__STATED EXERCISE__
Within the records below, find each line that holds the string "this", then copy it.

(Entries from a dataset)
* * * * *

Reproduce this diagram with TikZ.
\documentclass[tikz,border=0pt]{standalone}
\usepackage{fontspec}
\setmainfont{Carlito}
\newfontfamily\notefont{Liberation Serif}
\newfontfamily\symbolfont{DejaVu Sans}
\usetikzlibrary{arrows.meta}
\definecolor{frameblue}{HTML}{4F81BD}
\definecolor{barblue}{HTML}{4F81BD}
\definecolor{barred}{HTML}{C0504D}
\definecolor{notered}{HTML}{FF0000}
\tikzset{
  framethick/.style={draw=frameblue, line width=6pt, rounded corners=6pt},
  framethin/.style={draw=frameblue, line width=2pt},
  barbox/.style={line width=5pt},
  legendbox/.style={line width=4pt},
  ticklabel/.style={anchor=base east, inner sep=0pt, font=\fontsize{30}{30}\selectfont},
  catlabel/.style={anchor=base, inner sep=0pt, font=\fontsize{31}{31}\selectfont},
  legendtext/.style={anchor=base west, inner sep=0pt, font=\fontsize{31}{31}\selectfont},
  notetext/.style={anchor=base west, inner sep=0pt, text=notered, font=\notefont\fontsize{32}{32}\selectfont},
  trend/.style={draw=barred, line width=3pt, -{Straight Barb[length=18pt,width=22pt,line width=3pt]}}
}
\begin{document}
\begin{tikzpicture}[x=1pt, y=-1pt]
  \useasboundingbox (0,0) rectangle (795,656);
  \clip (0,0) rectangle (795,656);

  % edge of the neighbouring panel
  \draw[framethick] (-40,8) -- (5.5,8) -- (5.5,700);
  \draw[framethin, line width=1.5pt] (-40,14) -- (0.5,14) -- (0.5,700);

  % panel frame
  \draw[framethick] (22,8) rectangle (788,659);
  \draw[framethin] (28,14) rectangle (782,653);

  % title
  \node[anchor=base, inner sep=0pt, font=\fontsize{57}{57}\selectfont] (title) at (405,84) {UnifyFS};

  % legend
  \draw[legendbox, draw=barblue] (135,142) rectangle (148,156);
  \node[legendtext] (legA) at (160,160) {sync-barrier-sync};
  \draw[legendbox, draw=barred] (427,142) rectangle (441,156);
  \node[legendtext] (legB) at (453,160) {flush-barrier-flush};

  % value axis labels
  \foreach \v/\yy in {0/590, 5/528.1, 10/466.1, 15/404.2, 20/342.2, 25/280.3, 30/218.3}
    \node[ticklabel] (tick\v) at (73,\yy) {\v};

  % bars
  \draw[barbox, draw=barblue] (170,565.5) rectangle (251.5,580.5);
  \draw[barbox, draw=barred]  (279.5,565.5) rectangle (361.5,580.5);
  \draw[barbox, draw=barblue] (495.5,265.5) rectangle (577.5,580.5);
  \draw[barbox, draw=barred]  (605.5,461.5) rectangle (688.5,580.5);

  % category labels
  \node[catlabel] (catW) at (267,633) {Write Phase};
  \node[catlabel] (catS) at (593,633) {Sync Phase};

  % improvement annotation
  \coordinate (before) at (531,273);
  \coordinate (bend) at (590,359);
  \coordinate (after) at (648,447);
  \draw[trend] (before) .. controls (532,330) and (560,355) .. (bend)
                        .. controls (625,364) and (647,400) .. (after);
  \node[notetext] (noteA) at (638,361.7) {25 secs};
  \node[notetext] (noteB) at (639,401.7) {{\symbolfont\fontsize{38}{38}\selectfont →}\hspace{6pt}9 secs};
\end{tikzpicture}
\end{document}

* * * * *

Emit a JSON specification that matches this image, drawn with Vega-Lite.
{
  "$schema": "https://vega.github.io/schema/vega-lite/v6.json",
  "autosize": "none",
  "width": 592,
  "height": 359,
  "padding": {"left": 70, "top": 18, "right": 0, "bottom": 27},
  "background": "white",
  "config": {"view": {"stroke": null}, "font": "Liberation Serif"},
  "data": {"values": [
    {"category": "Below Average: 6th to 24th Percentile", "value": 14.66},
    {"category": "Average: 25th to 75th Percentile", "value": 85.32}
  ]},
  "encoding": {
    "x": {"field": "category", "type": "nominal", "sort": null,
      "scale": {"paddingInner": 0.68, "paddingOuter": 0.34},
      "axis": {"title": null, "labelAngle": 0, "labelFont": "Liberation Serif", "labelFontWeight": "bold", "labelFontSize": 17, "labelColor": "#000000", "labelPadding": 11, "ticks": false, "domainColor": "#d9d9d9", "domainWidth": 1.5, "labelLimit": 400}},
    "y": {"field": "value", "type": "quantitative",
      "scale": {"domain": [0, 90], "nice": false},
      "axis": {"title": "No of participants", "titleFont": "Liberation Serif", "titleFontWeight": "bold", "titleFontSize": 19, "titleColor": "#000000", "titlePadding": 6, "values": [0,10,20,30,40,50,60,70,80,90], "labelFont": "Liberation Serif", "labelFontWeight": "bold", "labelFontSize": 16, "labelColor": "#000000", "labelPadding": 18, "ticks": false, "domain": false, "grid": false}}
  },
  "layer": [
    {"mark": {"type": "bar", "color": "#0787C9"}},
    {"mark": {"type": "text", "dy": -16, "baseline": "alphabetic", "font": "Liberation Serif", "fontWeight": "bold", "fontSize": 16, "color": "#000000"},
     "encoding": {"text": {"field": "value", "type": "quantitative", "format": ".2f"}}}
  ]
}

* * * * *

__SOLUTION BELOW__
Reproduce this diagram with TikZ.
Emit a JSON specification that matches this image, drawn with Vega-Lite.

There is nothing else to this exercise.